Но для нее что съездить во вчера еще непроизносимый Израиль, что навестить родню в Запорожье — один кайф. Она каким-то образом ухитряется не видеть, что Костик — облезлый тучный лузер, потерявший и то, что остается прибежищем даже для последнего негодяя, — родину, касательство хоть к какому-то бессмертию, она ухитряется не слышать, что наш внук говорит с акцентом и ко всему, чем мы гордимся и чего стыдимся, наверняка будет питать в лучшем случае лишь экзотическое любопытство, словно к каким-нибудь варяго-россам… а значит, он совсем нам никакой не наследник.
Ну так и дай ей бог слепоглухоты и дальше не забывать, что правда — орудие ада.
— Кстати, ты ведь жила среди настоящих работяг — тебя не воротило, что в кино они совсем другие?
— Какая разница, от чего удовольствие получать — от жизни или от кино?
Мне особенно приятно, что в эти хлопотливые дни перед отъездом нежная мамаша остается женой, одетой в светленькое, что ей ни разу не понадобилась стальная медицинская форма — значит, и мое состояние не внушает ей тревоги, хотя я довольно много времени посвящаю поискам рассыпавшейся отцовской родни: я вдруг усомнился — неужто отец прямо-таки от всех умудрился спрятать свой истинный облик? Неужто никто так-таки и не раскусил под маской скромного провинциального интеллигента разбитого в прах искателя бессмертия?
О, вот у кого можно найти побольше проницательности — у циников, они не клюнут на скромность и бескорыстие. Я впервые попал в чертог дяди Наума лет, наверно, в пять или шесть, однако у меня уже были свои представления о престижности. Начальство у нас жило в «каменных», то есть кирпичных оштукатуренных бараках с отдельными входами. Средние служащие — в рубленых бараках с кирпичным и только беленым низом, а прочая шахтерщина-шоферщина — все больше в глинобитных мазанках. Поэтому бревенчатый дом меня не впечатлил, меня больше поразил забор — высоченный, как на мехзаводе, только не черный, копченый, а небесно-голубой. Зато уж за порогом я был поистине ослеплен и обморочен сверканием хрусталей (у нас их не было вовсе) и разбегающимся изобилием комнат.

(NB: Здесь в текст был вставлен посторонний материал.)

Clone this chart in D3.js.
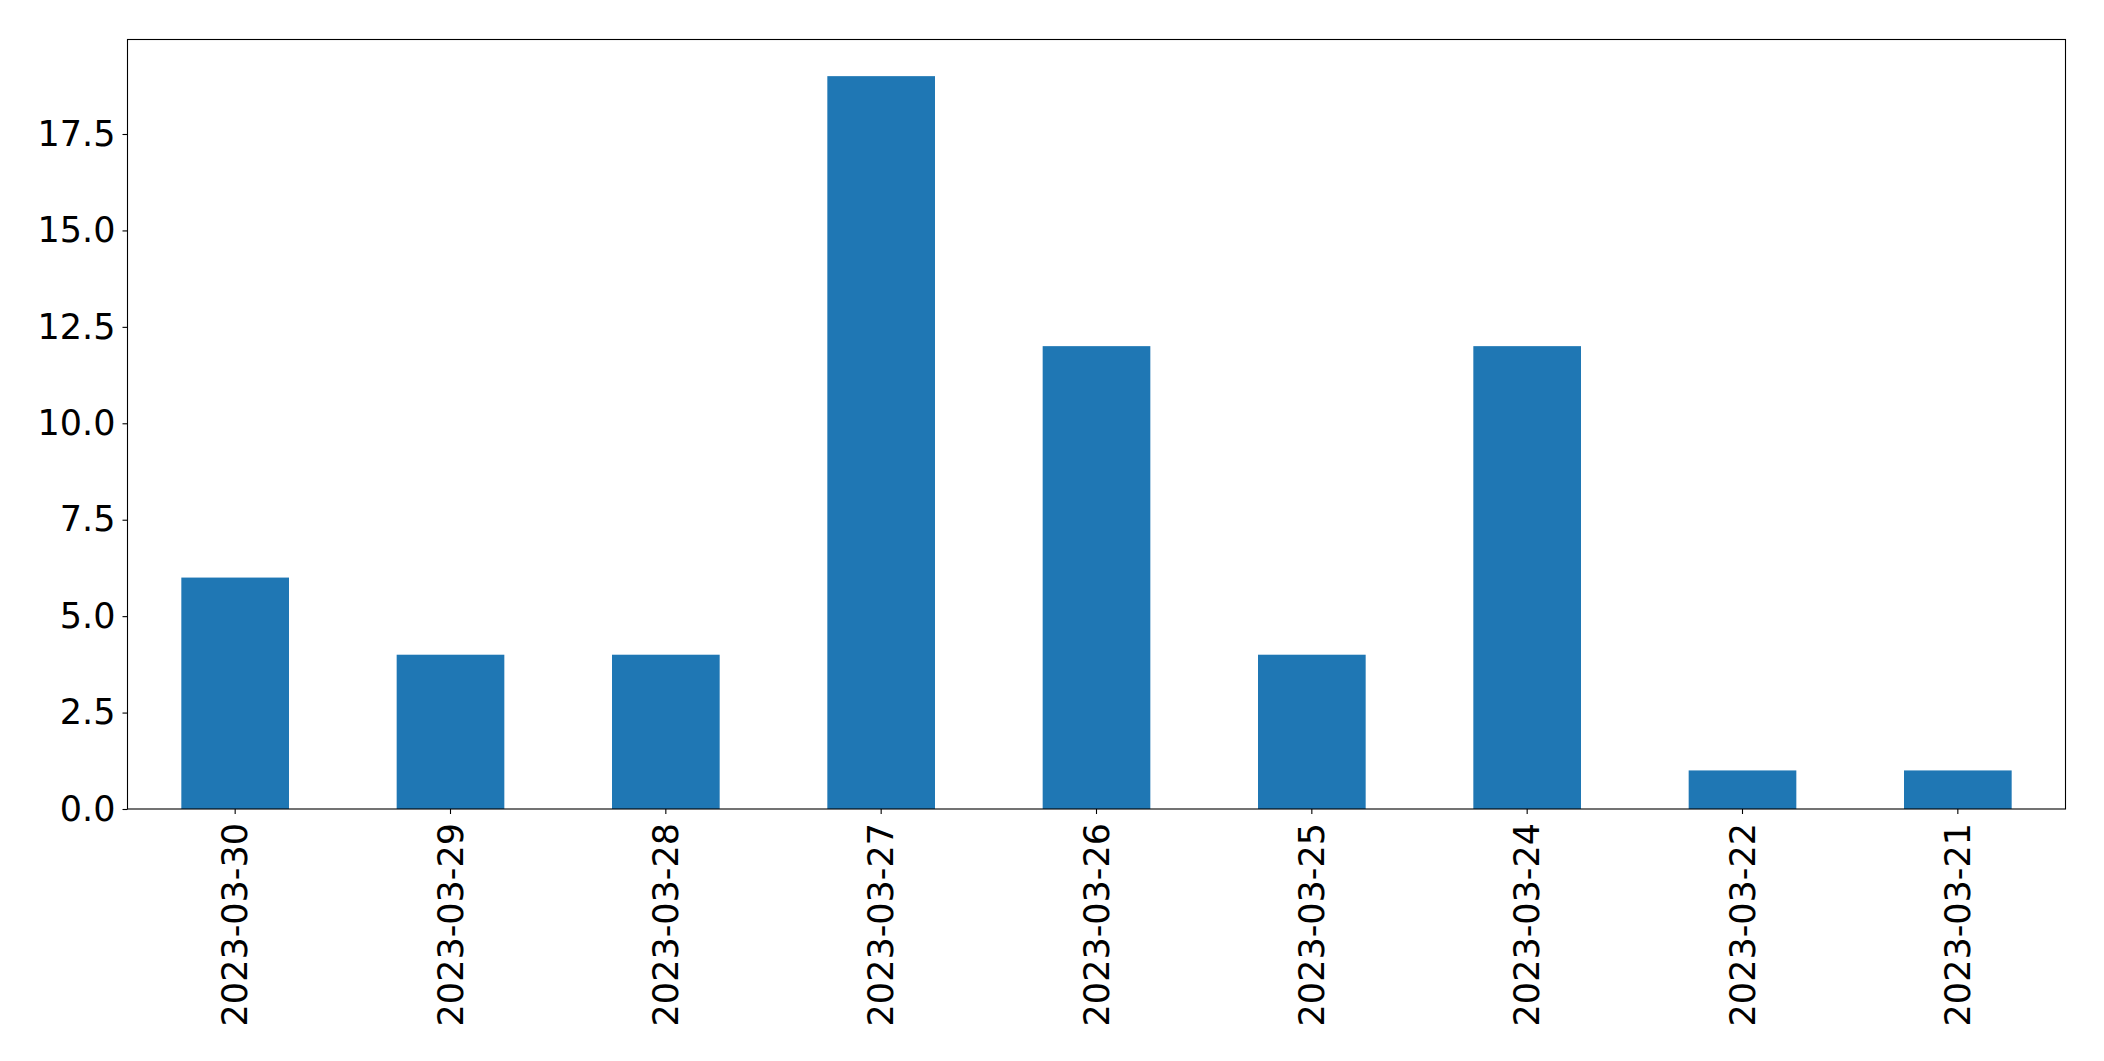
<!DOCTYPE html>
<html><head><meta charset="utf-8">
<script src="https://cdn.jsdelivr.net/npm/d3@7"></script>
<style>body{margin:0;background:#fff}svg{display:block}</style>
</head><body>
<script>
const categories = ["2023-03-30","2023-03-29","2023-03-28","2023-03-27","2023-03-26","2023-03-25","2023-03-24","2023-03-22","2023-03-21"];
const values = [6,4,4,19,12,4,12,1,1];
const yTicks = [0,2.5,5,7.5,10,12.5,15,17.5];

const W=2104,H=1061;
const m={left:127.5,top:39.5,right:2104-2065.5,bottom:1061-809};
const svg=d3.select("body").append("svg").attr("width",W).attr("height",H);
const iw=W-m.left-m.right, ih=H-m.top-m.bottom;
const g=svg.append("g").attr("transform",`translate(${m.left},${m.top})`);
const x=d3.scaleBand().domain(categories).range([0,iw]).paddingInner(0.5).paddingOuter(0.25);
const y=d3.scaleLinear().domain([0,d3.max(values)*1.05]).range([ih,0]);

g.selectAll("rect.bar").data(values).join("rect").attr("class","bar")
 .attr("x",(d,i)=>x(categories[i])).attr("width",x.bandwidth())
 .attr("y",d=>y(d)).attr("height",d=>ih-y(d)).attr("fill","#1f77b4");

const font="'DejaVu Sans', sans-serif";
const ya=g.append("g").call(d3.axisLeft(y).tickValues(yTicks).tickFormat(d3.format(".1f")).tickSize(5).tickPadding(7));
const xa=g.append("g").attr("transform",`translate(0,${ih})`).call(d3.axisBottom(x).tickSize(5).tickPadding(0));
[ya,xa].forEach(a=>{a.select(".domain").remove();a.selectAll("line").attr("stroke","#000").attr("stroke-width",1.1);
 a.selectAll("text").attr("font-family",font).attr("font-size","35px").attr("fill","#000");});
xa.selectAll("text").attr("transform","rotate(-90)").attr("text-anchor","end").attr("dy","0.35em").attr("x",-14).attr("y",0);
g.append("rect").attr("x",0).attr("y",0).attr("width",iw).attr("height",ih).attr("fill","none").attr("stroke","#000").attr("stroke-width",1.1);
</script>
</body></html>
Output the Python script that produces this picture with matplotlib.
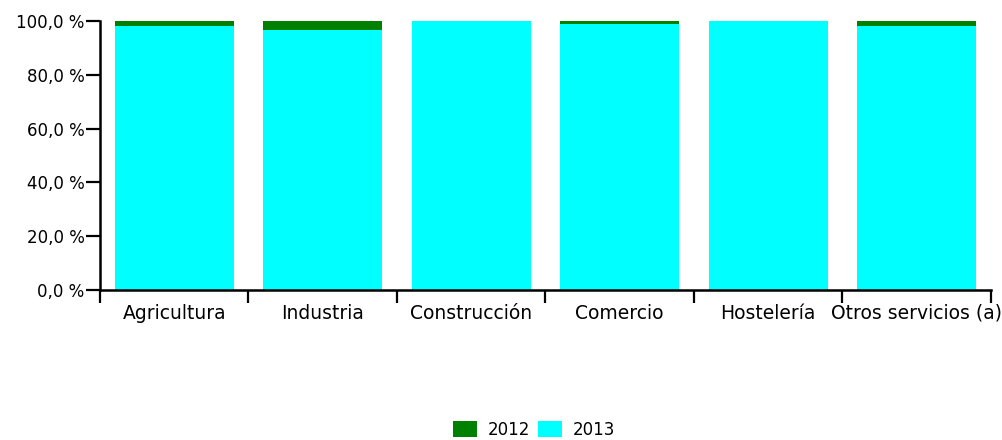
import numpy as np
import matplotlib
matplotlib.use('Agg')
import matplotlib.pyplot as plt
from matplotlib.ticker import FuncFormatter

# Datos (porcentaje sobre el total de cada sector)
sectores = ['Agricultura', 'Industria', 'Construcción', 'Comercio', 'Hostelería', 'Otros servicios (a)']
valores_2012 = [1.9, 3.3, 0.0, 1.0, 0.0, 1.8]
valores_2013 = [98.1, 96.7, 100.0, 99.0, 100.0, 98.2]

colores = {'2012': '#008000', '2013': '#00FFFF'}

plt.rcParams['font.family'] = ['DejaVu Sans']
plt.rcParams['font.size'] = 12

fig = plt.figure(figsize=(10.03, 4.40), dpi=100)
ax = fig.add_axes([100 / 1003, 150 / 440, 891 / 1003, 269 / 440])

x = np.arange(len(sectores))
ax.bar(x, valores_2013, width=0.8, color=colores['2013'], label='2013')
ax.bar(x, valores_2012, width=0.8, bottom=valores_2013, color=colores['2012'], label='2012')

ax.set_xlim(-0.5, len(sectores) - 0.5)
ax.set_ylim(0, 100)

# ejes
for lado in ['top', 'right']:
    ax.spines[lado].set_visible(False)
for lado in ['left', 'bottom']:
    ax.spines[lado].set_linewidth(1.8)
    ax.spines[lado].set_color('black')

ax.set_yticks(np.arange(0, 101, 20))
ax.yaxis.set_major_formatter(FuncFormatter(lambda v, p: f'{v:.1f} %'.replace('.', ',')))
ax.tick_params(axis='y', length=10, width=1.6, pad=1, labelsize=12)

ax.set_xticks(x)
ax.set_xticklabels(sectores)
ax.tick_params(axis='x', which='major', length=0, pad=10, labelsize=13.5)
ax.set_xticks(np.arange(-0.5, len(sectores)), minor=True)
ax.tick_params(axis='x', which='minor', length=9, width=1.6, direction='out')

# leyenda
handles, labels = ax.get_legend_handles_labels()
fig.legend(handles[::-1], labels[::-1], loc='center', ncol=2,
           bbox_to_anchor=(534 / 1003, 10 / 440), frameon=False,
           handlelength=1.45, handleheight=1.1, handletextpad=0.6,
           columnspacing=0.5, fontsize=12)

fig.savefig('out.png', dpi=100)
plt.close(fig)
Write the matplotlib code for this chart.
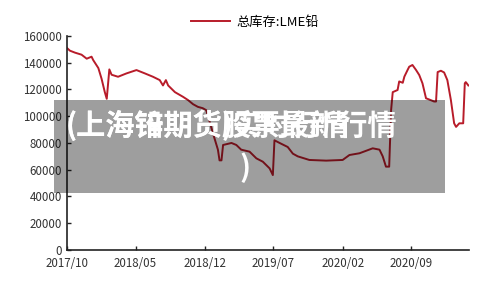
import matplotlib
matplotlib.use("Agg")
import matplotlib.pyplot as plt
import pandas as pd
from matplotlib.patches import Rectangle

plt.rcParams['font.family'] = ['Noto Sans CJK SC', 'DejaVu Sans']

dates = ["2017-10-01", "2017-10-10", "2017-10-26", "2017-11-15", "2017-12-01", "2017-12-16",
         "2017-12-21", "2018-01-06", "2018-01-16", "2018-01-26", "2018-02-01", "2018-02-09",
         "2018-02-16", "2018-03-08", "2018-04-03", "2018-05-04", "2018-05-30", "2018-06-24",
         "2018-07-15", "2018-07-25", "2018-08-03", "2018-08-10", "2018-08-31", "2018-09-25",
         "2018-10-11", "2018-10-26", "2018-11-10", "2018-11-25", "2018-12-06", "2018-12-27",
         "2019-01-11", "2019-01-16", "2019-01-22", "2019-01-27", "2019-02-22", "2019-03-09",
         "2019-03-24", "2019-04-19", "2019-05-10", "2019-05-30", "2019-06-20", "2019-06-30",
         "2019-07-05", "2019-07-21", "2019-08-15", "2019-08-31", "2019-09-15", "2019-10-21",
         "2019-12-12", "2020-02-01", "2020-02-22", "2020-03-24", "2020-05-04", "2020-05-25",
         "2020-06-04", "2020-06-14", "2020-06-24", "2020-06-30", "2020-07-05", "2020-07-20",
         "2020-07-25", "2020-08-05", "2020-08-10", "2020-08-20", "2020-08-25", "2020-09-04",
         "2020-09-15", "2020-09-25", "2020-10-05", "2020-10-16", "2020-10-31", "2020-11-10",
         "2020-11-16", "2020-11-21", "2020-12-01", "2020-12-11", "2020-12-21", "2021-01-01",
         "2021-01-11", "2021-01-17", "2021-01-27", "2021-02-08", "2021-02-13", "2021-02-16",
         "2021-02-24"]
stock = [151000, 149000, 147500, 146000, 143000, 144500,
         142000, 136000, 128000, 118000, 113000, 135000,
         131000, 129500, 132000, 134500, 132000, 129500,
         127000, 123000, 127000, 123000, 118000, 114500,
         112000, 109000, 107000, 106000, 104500, 87000,
         75000, 67000, 67000, 78500, 80000, 78500,
         75000, 73500, 68500, 66000, 61000, 56000,
         82000, 80000, 77000, 72000, 70000, 67300,
         66800, 67300, 71000, 72300, 76000, 75000,
         70000, 62300, 62300, 104700, 118000, 119600,
         126000, 125000, 129600, 134600, 137000, 138300,
         134600, 130800, 124600, 113400, 112000, 111000,
         111000, 133000, 134000, 132700, 127000, 112000,
         94700, 92000, 94700, 94700, 124600, 125500,
         123000]
tick_dates = ["2017-10-01", "2018-05-01", "2018-12-01", "2019-07-01", "2020-02-01", "2020-09-01"]
tick_labels = ["2017/10", "2018/05", "2018/12", "2019/07", "2020/02", "2020/09"]
series_name = "总库存:LME铅"
overlay_a = "(上海铅期货股票最新行情"
overlay_b = "(上海锌期货)实时行情"
overlay_c = ")"

x = pd.to_datetime(dates)
fig = plt.figure(figsize=(5, 2.94), dpi=100)
ax = fig.add_axes([0.134, 0.1497, 0.804, 0.728])
line, = ax.plot(x, stock, color='#b81c2a', lw=1.4, label=series_name)
ax.set_ylim(0, 160000)
ax.set_yticks(range(0, 160001, 20000))
ax.set_xlim(pd.Timestamp("2017-10-01"), pd.Timestamp("2021-02-26"))
ax.set_xticks(pd.to_datetime(tick_dates))
ax.set_xticklabels(tick_labels)
for s in ['top', 'right']:
    ax.spines[s].set_visible(False)
for s in ['left', 'bottom']:
    ax.spines[s].set_linewidth(1.2)
    ax.spines[s].set_color('#222222')
ax.tick_params(direction='in', length=3, width=1, colors='#222222', labelsize=8.3,
               labelcolor='#333333')
ax.tick_params(axis='x', pad=5)
fig.legend(handles=[line], loc='center', bbox_to_anchor=(0.51, 0.925), frameon=False,
           fontsize=9.5, handlelength=3.0, handletextpad=0.5)

# overlay banner
fig.patches.append(Rectangle((54/500, 1-193/294), (445-54)/500, (193-100)/294,
                             transform=fig.transFigure, facecolor='black', alpha=0.38,
                             edgecolor='none', zorder=5))
fig.text(66/500, 1-125/294, overlay_a, color='white', fontsize=21, fontweight='bold',
         ha='left', va='center', zorder=6)
fig.text(66/500, 1-125/294, overlay_b, color='white', fontsize=21, fontweight='bold',
         ha='left', va='center', zorder=6)
fig.text(245/500, 1-168/294, overlay_c, color='white', fontsize=21, fontweight='bold',
         ha='center', va='center', zorder=6)

fig.savefig("out.png", dpi=100)
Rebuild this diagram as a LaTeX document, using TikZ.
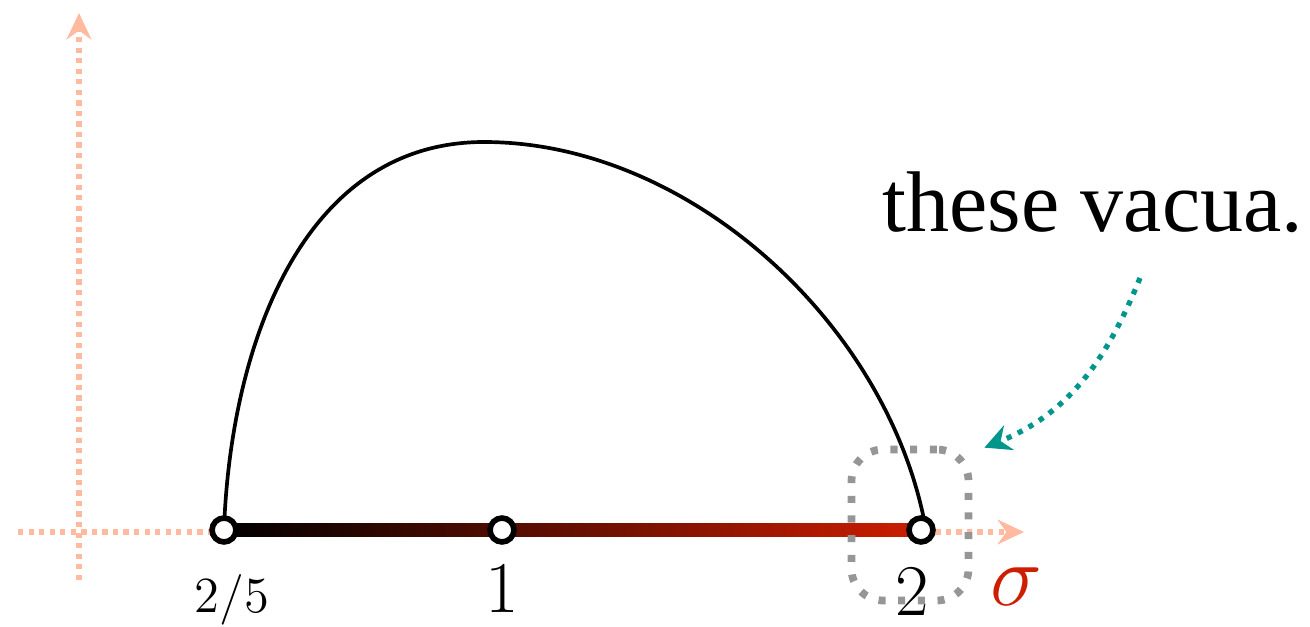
\documentclass[tikz,border=0pt]{standalone}
\usepackage{fontspec}
\newfontfamily\annfont{Liberation Serif}
\usetikzlibrary{positioning, arrows.meta, calc, backgrounds}

\definecolor{axispeach}{RGB}{255,186,160}
\definecolor{vacred}{RGB}{205,30,0}
\definecolor{arrteal}{RGB}{0,150,140}
\definecolor{boxgray}{RGB}{150,150,150}

\tikzset{
  axis/.style={axispeach, line width=1.5pt, dash pattern=on 1.5pt off 1.5pt,
    -{Stealth[length=7.5pt, width=7pt, inset=2.5pt]}},
  vacuum/.style={circle, draw=black, fill=white, line width=1.6pt,
    inner sep=0pt, minimum size=6.8pt},
  flow/.style={black, line width=1.05pt},
  regionbox/.style={draw=boxgray, line width=2.2pt, dash pattern=on 2pt off 3.6pt,
    rounded corners=9pt, minimum width=1.17cm, minimum height=1.51cm},
  pointer/.style={arrteal, line width=1.5pt, dash pattern=on 1.5pt off 2pt,
    -{Stealth[length=7.5pt, width=7.5pt, inset=2.5pt]}}
}

\begin{document}
\begin{tikzpicture}
  \useasboundingbox (0,0) rectangle (13.1,6.26);

  % --- Vacua on the sigma axis ---
  \node[vacuum] (p25) at (2.24,0.96) {};
  \node[vacuum] (p1)  at (5.02,0.96) {};
  \node[vacuum] (p2)  at (9.21,0.96) {};
  \coordinate (top) at (4.84,4.84);

  \begin{pgfonlayer}{background}
    % --- Axes ---
    \draw[axis] (0.18,0.94) -- (10.24,0.94);
    \draw[axis] (0.79,0.46) -- (0.79,6.13);

    % --- Coloured segment ---
    \shade[left color=black, right color=vacred]
      ($(p25)+(0,-0.065)$) rectangle ($(p2)+(0,0.065)$);

    % --- Flow ---
    \draw[flow] (p25.center) to[out=88, in=180] (top)
      to[out=0, in=100, looseness=0.9] ([xshift=0.05cm]p2.center);
  \end{pgfonlayer}

  % --- Labels ---
  \node[font=\fontsize{13.5}{15}\selectfont] (l25) at (2.32,0.26) {$2/5$};
  \node[font=\fontsize{21}{24}\selectfont]   (l1)  at (5.02,0.37) {$1$};
  \node[font=\fontsize{21}{24}\selectfont]   (l2)  at (9.12,0.34) {$2$};
  \node[font=\fontsize{24}{26}\selectfont, text=vacred] (sig) at (10.16,0.39) {$\sigma$};

  % --- Highlight ---
  \node[regionbox] (box) at (9.10,1.01) {};

  \node[font=\annfont\fontsize{24.5}{28}\selectfont, anchor=base west]
    (note) at (8.70,3.94) {these vacua.};
  \coordinate (from) at (11.40,3.48);
  \draw[pointer] (from) to[out=-112, in=22]
    ([shift={(0.12,-0.02)}]box.north east);

\end{tikzpicture}
\end{document}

А еще я там впервые увидел торт. Я сравнил бы его с клумбой, если бы когда-нибудь видел клумбу. Он оказался столь неправдоподобно нежен, что меня немедленно начало тошнить. Из прочего запомнилась троюродная сестренка Дина — сливочная кожа и взбитое золото волос, я сразу увидел, что таких еще не видел. Однако больше всего меня ошарашило ее умение бить по морде, не вступая в переговоры: даже у нас в курином переулке полагалось сначала потолкаться в плечо — «Ты чо? Ты чо?» (лишь гораздо позже мы научились отвечать: «Х… через плечо. Не горячо?»). Но я уже откуда-то знал, что девочек бить нельзя, и только швырялся в нее песком под неправдоподобно стройными подмосковными соснами.
В следующий раз я заехал «к тете Доре» уже красавцем, атлетом и гусаром, а заодно блестящим первокурсником аристократического факультета, сдав все досрочно без единой четверки (я знал, что это и будет мой стандарт). На приводившем меня в волнение своей огромностью Казанском вокзале билетов до Каратау, как всегда, не было. Тогда-то мне и выпала удача поприсутствовать на новогоднем застолье делового человека. Хотя держался я видавшим виды аристократом, коим, в сущности, и являлся: меня и впрямь было не прошибить ничем земным. Включая нежную полноту и вьющуюся златовласость Дины (филфак, Тютчев, томные навыкате голубые глаза, нега в движениях). Хотя время от времени я не брезговал как бы ненароком продемонстрировать ей то бицепс, выглянувший из-под закатанного рукава ковбойки, то античный профиль с парадной стороны. Профиль, впрочем, и у Дины был сглаженно-орлиный, компромисс между напористой ястребиностью отца и скромной курносинкой матери (рыжей, но, как я теперь понимаю, крашеной).
— Смотри, как он красиво пьет! — изумленно произнес своим несколько пропитым голосом дядя Наум, указывая на меня дамам, среди которых теперь уже окончательно стерлась навеки озабоченная приходящая приживалка Кэтя (появится, помаячит и растает).